Short task:
Take the lines of the data below from the very first through the line containing "(0,0) rectangle (1194,689);" and output them exactly, pictures excluded.

Data shown:
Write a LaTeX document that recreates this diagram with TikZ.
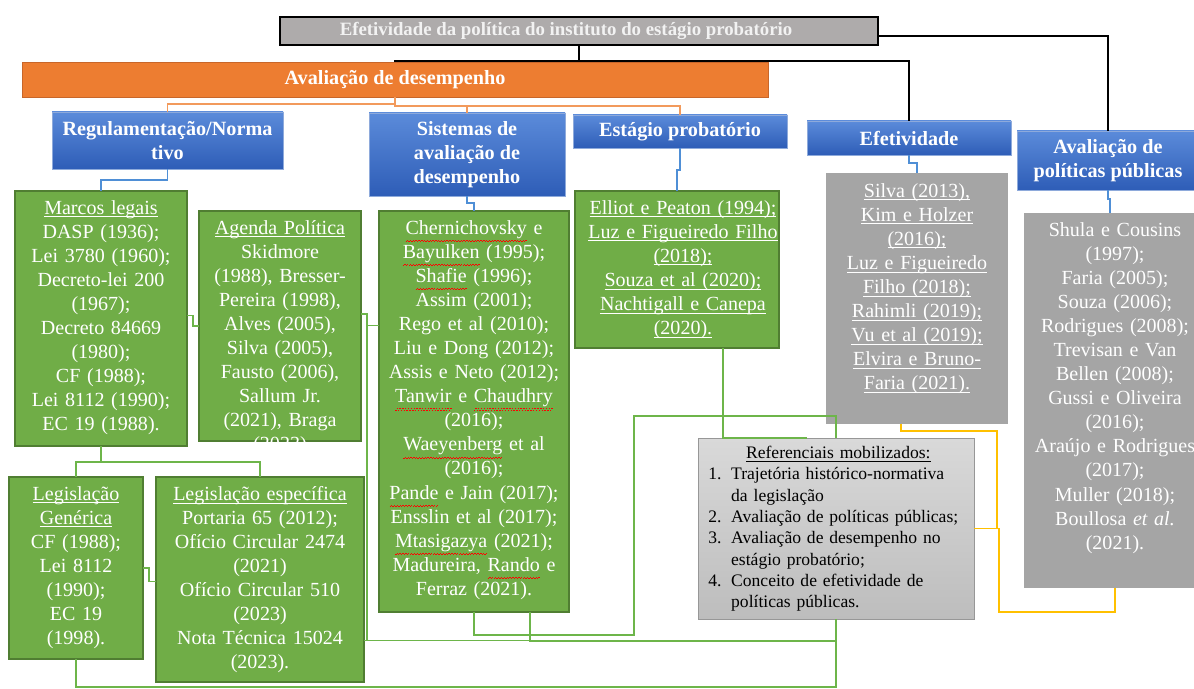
\documentclass[tikz,border=0pt]{standalone}
\usepackage{fontspec}
\setmainfont{Liberation Serif}
\usepackage{tikz}
\usetikzlibrary{calc,
                fit
                }

\definecolor{gruen}{HTML}{70AD47}
\definecolor{gruenrand}{HTML}{507E32}
\definecolor{gruenlinie}{HTML}{6DB54A}
\definecolor{mittelgrau}{HTML}{A5A5A5}
\definecolor{obengrau}{HTML}{AEABAB}
\definecolor{orangefill}{HTML}{ED7D31}
\definecolor{orangerand}{HTML}{C8662A}
\definecolor{orangelinie}{HTML}{F29A5C}
\definecolor{blauoben}{HTML}{5B8BDA}
\definecolor{blauunten}{HTML}{2E5DB7}
\definecolor{blaurand}{HTML}{8EAADB}
\definecolor{blaulinie}{HTML}{4F8FD6}
\definecolor{refoben}{HTML}{D9D9D9}
\definecolor{refunten}{HTML}{BDBDBD}
\definecolor{gelblinie}{HTML}{FFC000}

% Unterstreichung und rote Wellenlinie der Rechtschreibprüfung
\newsavebox{\wortbox}
\newcommand{\ul}[1]{\leavevmode\sbox{\wortbox}{#1}\rlap{\usebox{\wortbox}}%
  \rule[-1.7pt]{\wd\wortbox}{0.5pt}}
\newcommand{\welle}[1]{\leavevmode\sbox{\wortbox}{#1}\rlap{\usebox{\wortbox}}%
  \textcolor{red}{\hbox to \wd\wortbox{\xleaders\hbox{\rule[-4.3pt]{0.8pt}{0.45pt}%
  \rule[-3.7pt]{0.8pt}{0.45pt}}\hfill}}}
\newcommand{\listfont}{\fontsize{11.4}{13.7}\selectfont}

\tikzset{
  kasten/.style={inner sep=0pt, outer sep=0pt},
  gbox/.style={kasten, draw=gruenrand, fill=gruen, line width=0.6pt},
  graubox/.style={kasten, fill=mittelgrau},
  blaubox/.style={kasten, draw=blaurand, line width=0.5pt, top color=blauoben,
                  bottom color=blauunten},
  kopftext/.style={inner sep=0pt, text=white, align=center,
                   font=\bfseries\fontsize{11.5}{13.6}\selectfont},
  listtext/.style={text=white, font=\listfont, text width=4.6cm,
                   align=center, inner sep=0pt, anchor=north},
  kline/.style={black, line width=0.8pt},
  oline/.style={orangelinie, line width=0.9pt},
  bline/.style={blaulinie, line width=0.9pt},
  gline/.style={gruenlinie, line width=0.9pt},
  yline/.style={gelblinie, line width=1pt}
}

\begin{document}
\begin{tikzpicture}[x=0.02cm, y=-0.02cm]
    \useasboundingbox (0,0) rectangle (1194,689);

    % Oberste Ebene
    \node[kasten, draw=black, line width=1.2pt, fill=obengrau,
          fit={(280,17) (878,45)}] (oben) {};
    \node[kopftext, text=white!95!black, font=\bfseries\fontsize{10.7}{12}\selectfont]
          (obenT) at ($(oben.center)+(-13,0)$)
          {Efetividade da política do instituto do estágio probatório};
    \node[kasten, draw=orangerand, line width=0.5pt, fill=orangefill,
          fit={(22,62) (768,97)}] (avdes) {};
    \node[kopftext] (avdesT) at (avdes.center) {Avaliação de desempenho};

    % Blaue Kategorien
    \node[blaubox, fit={(52,112) (283,169)}] (reg) {};
    \node[kopftext] (regT) at (reg.center) {Regulamentação/Norma\\tivo};
    \node[blaubox, fit={(369,113) (565,196)}] (sist) {};
    \node[kopftext] (sistT) at (sist.center) {Sistemas de\\avaliação de\\desempenho};
    \node[blaubox, fit={(573,115) (787,148)}] (estag) {};
    \node[kopftext] (estagT) at (estag.center) {Estágio probatório};
    \node[blaubox, fit={(807,121) (1011,155)}] (efet) {};
    \node[kopftext] (efetT) at (efet.center) {Efetividade};
    \node[blaubox, fit={(1017,131) (1199,190)}] (avpol) {};
    \node[kopftext] (avpolT) at (avpol.center) {Avaliação de\\políticas públicas};

    % Grüne Kästen
    \node[gbox, fit={(15,191) (187,446)}] (marcos) {};
    \node[listtext] (marcosT) at ($(marcos.north)+(0,9)$)
          {\ul{Marcos legais}\\DASP (1936);\\Lei 3780 (1960);\\Decreto-lei 200\\
           (1967);\\Decreto 84669\\(1980);\\CF (1988);\\Lei 8112 (1990);\\EC 19 (1988).};
    \node[gbox, fit={(199,211) (361,441)}] (agenda) {};
    \begin{scope}
      \clip (agenda.north west) rectangle (agenda.south east);
      \node[listtext] (agendaT) at ($(agenda.north)+(0,9)$)
            {\ul{Agenda Política}\\Skidmore\\(1988), Bresser-\\Pereira (1998),\\
             Alves (2005),\\Silva (2005),\\Fausto (2006),\\Sallum Jr.\\(2021), Braga\\(2023)};
    \end{scope}
    \node[gbox, fit={(379,211) (569,612)}] (chern) {};
    \node[listtext] (chernT) at ($(chern.north)+(0,9)$)
          {\welle{Chernichovsky} e\\\welle{Bayulken} (1995);\\\welle{Shafie} (1996);\\
           Assim (2001);\\Rego et al (2010);\\Liu e Dong (2012);\\Assis e Neto (2012);\\
           \welle{Tanwir} e \welle{Chaudhry}\\(2016);\\\welle{Waeyenberg} et al\\(2016);\\
           \welle{Pande} e Jain (2017);\\Ensslin et al (2017);\\\welle{Mtasigazya} (2021);\\
           Madureira, \welle{Rando} e\\Ferraz (2021).};
    \node[gbox, fit={(575,191) (779,348)}] (elliot) {};
    \node[listtext] (elliotT) at ($(elliot.north)+(6,9)$)
          {\ul{Elliot e Peaton (1994);}\\\ul{Luz e Figueiredo Filho}\\\ul{(2018);}\\
           \ul{Souza et al (2020);}\\\ul{Nachtigall e Canepa}\\\ul{(2020).}};
    \node[gbox, fit={(9,477) (143,659)}] (leggen) {};
    \node[listtext] (leggenT) at ($(leggen.north)+(0,9)$)
          {\ul{Legislação}\\\ul{Genérica}\\CF (1988);\\Lei 8112\\(1990);\\EC 19\\(1998).};
    \node[gbox, fit={(156,477) (364,682)}] (legesp) {};
    \node[listtext] (legespT) at ($(legesp.north)+(0,9)$)
          {\ul{Legislação específica}\\Portaria 65 (2012);\\Ofício Circular 2474\\(2021)\\
           Ofício Circular 510\\(2023)\\Nota Técnica 15024\\(2023).};

    % Graue Kästen
    \node[graubox, fit={(826,173) (1008,424)}] (silva) {};
    \node[listtext] (silvaT) at ($(silva.north)+(0,10)$)
          {\ul{Silva (2013),}\\\ul{Kim e Holzer}\\\ul{(2016);}\\\ul{Luz e Figueiredo}\\
           \ul{Filho (2018);}\\\ul{Rahimli (2019);}\\\ul{Vu et al (2019);}\\
           \ul{Elvira e Bruno-}\\\ul{Faria (2021).}};
    \node[graubox, fit={(1024,213) (1196,588)}] (shula) {};
    \node[listtext] (shulaT) at ($(shula.north)+(5,9)$)
          {Shula e Cousins\\(1997);\\Faria (2005);\\Souza (2006);\\Rodrigues (2008);\\
           Trevisan e Van\\Bellen (2008);\\Gussi e Oliveira\\(2016);\\Araújo e Rodrigues\\
           (2017);\\Muller (2018);\\Boullosa \textit{et al.}\\(2021).};

    % Referenciais
    \node[kasten, draw=refunten!80!black, line width=0.5pt, top color=refoben,
          bottom color=refunten, fit={(698,438) (974,619)}] (ref) {};
    \node[inner sep=0pt, anchor=north west, text width=5.2cm, align=left,
          font=\fontsize{10}{12.1}\selectfont] (refT) at ($(ref.north west)+(10,8)$)
          {\makebox[5.2cm][c]{\ul{Referenciais mobilizados:}}\\
           \makebox[1.3em][l]{1.}Trajetória histórico-normativa\\
           \hspace*{1.3em}da legislação\\
           \makebox[1.3em][l]{2.}Avaliação de políticas públicas;\\
           \makebox[1.3em][l]{3.}Avaliação de desempenho no\\
           \hspace*{1.3em}estágio probatório;\\
           \makebox[1.3em][l]{4.}Conceito de efetividade de\\
           \hspace*{1.3em}políticas públicas.};

    % Schwarze Verbindungen
    \draw[kline] (oben.south) -- ++(0,16) -| (avdes.north);
    \draw[kline] (oben.south) -- ++(0,16) -| (efet.north);
    \draw[kline] ($(oben.east)+(0,5)$) -| (avpol.north);

    % Orange Verbindungen
    \draw[oline] (avdes.south) -- ++(0,7) -| (reg.north);
    \draw[oline] (avdes.south) -- ++(0,9) -| (sist.north);
    \draw[oline] (avdes.south) -- ++(0,9) -| (estag.north);

    % Blaue Verbindungen
    \draw[bline] (reg.south) -- ++(0,11) -| (marcos.north);
    \draw[bline] (sist.south) -- ++(0,7) -| (chern.north);
    \draw[bline] (estag.south) -- ++(0,22) -| (elliot.north);
    \draw[bline] (efet.south) -- ++(0,8) -| (silva.north);
    \draw[bline] (avpol.south) -- ++(0,9) -| (shula.north);

    % Grüne Verbindungen
    \draw[gline] (marcos.south) -- ++(0,16) -| (leggen.north);
    \draw[gline] (marcos.south) -- ++(0,16) -| (legesp.north);
    \draw[gline] ($(marcos.east)+(0,-3)$) -- ++(6,0) |- (agenda.west);
    \draw[gline] ($(agenda.east)+(0,-12)$) -- ++(6,0) |- ($(chern.west)+(0,-86)$);
    \draw[gline] ($(agenda.east)+(0,-12)$) -- ++(6,0) -- ++(0,327);
    \draw[gline] (leggen.east) -- ++(6,0) |- ($(legesp.west)+(0,2)$);
    \draw[gline] ($(legesp.east)+(0,61)$) -| (ref.south);
    \draw[gline] (leggen.south) -- ++(0,28) -| (ref.south);
    \draw[gline] (chern.south) -- ++(0,23) -| ++(160,-219) -| (ref.north);
    \draw[gline] ($(chern.south)+(56,0)$) -- ++(0,29) -| (ref.south);
    \draw[gline] ($(elliot.south)+(46,0)$) |- ($(ref.north)+(-29,0)$);

    % Gelbe Verbindungen
    \draw[yline] ($(silva.south)+(-16,0)$) -- ++(0,7) -| ($(ref.east)+(23,0)$) -- (ref.east);
    \draw[yline] ($(shula.south)+(5,0)$) -- ++(0,24) -| ($(ref.east)+(25,0)$) -- (ref.east);
\end{tikzpicture}
\end{document}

Task result:
Write a LaTeX document that recreates this diagram with TikZ.
\documentclass[tikz,border=0pt]{standalone}
\usepackage{fontspec}
\setmainfont{Liberation Serif}
\usepackage{tikz}
\usetikzlibrary{calc,
                fit
                }

\definecolor{gruen}{HTML}{70AD47}
\definecolor{gruenrand}{HTML}{507E32}
\definecolor{gruenlinie}{HTML}{6DB54A}
\definecolor{mittelgrau}{HTML}{A5A5A5}
\definecolor{obengrau}{HTML}{AEABAB}
\definecolor{orangefill}{HTML}{ED7D31}
\definecolor{orangerand}{HTML}{C8662A}
\definecolor{orangelinie}{HTML}{F29A5C}
\definecolor{blauoben}{HTML}{5B8BDA}
\definecolor{blauunten}{HTML}{2E5DB7}
\definecolor{blaurand}{HTML}{8EAADB}
\definecolor{blaulinie}{HTML}{4F8FD6}
\definecolor{refoben}{HTML}{D9D9D9}
\definecolor{refunten}{HTML}{BDBDBD}
\definecolor{gelblinie}{HTML}{FFC000}

% Unterstreichung und rote Wellenlinie der Rechtschreibprüfung
\newsavebox{\wortbox}
\newcommand{\ul}[1]{\leavevmode\sbox{\wortbox}{#1}\rlap{\usebox{\wortbox}}%
  \rule[-1.7pt]{\wd\wortbox}{0.5pt}}
\newcommand{\welle}[1]{\leavevmode\sbox{\wortbox}{#1}\rlap{\usebox{\wortbox}}%
  \textcolor{red}{\hbox to \wd\wortbox{\xleaders\hbox{\rule[-4.3pt]{0.8pt}{0.45pt}%
  \rule[-3.7pt]{0.8pt}{0.45pt}}\hfill}}}
\newcommand{\listfont}{\fontsize{11.4}{13.7}\selectfont}

\tikzset{
  kasten/.style={inner sep=0pt, outer sep=0pt},
  gbox/.style={kasten, draw=gruenrand, fill=gruen, line width=0.6pt},
  graubox/.style={kasten, fill=mittelgrau},
  blaubox/.style={kasten, draw=blaurand, line width=0.5pt, top color=blauoben,
                  bottom color=blauunten},
  kopftext/.style={inner sep=0pt, text=white, align=center,
                   font=\bfseries\fontsize{11.5}{13.6}\selectfont},
  listtext/.style={text=white, font=\listfont, text width=4.6cm,
                   align=center, inner sep=0pt, anchor=north},
  kline/.style={black, line width=0.8pt},
  oline/.style={orangelinie, line width=0.9pt},
  bline/.style={blaulinie, line width=0.9pt},
  gline/.style={gruenlinie, line width=0.9pt},
  yline/.style={gelblinie, line width=1pt}
}

\begin{document}
\begin{tikzpicture}[x=0.02cm, y=-0.02cm]
    \useasboundingbox (0,0) rectangle (1194,689);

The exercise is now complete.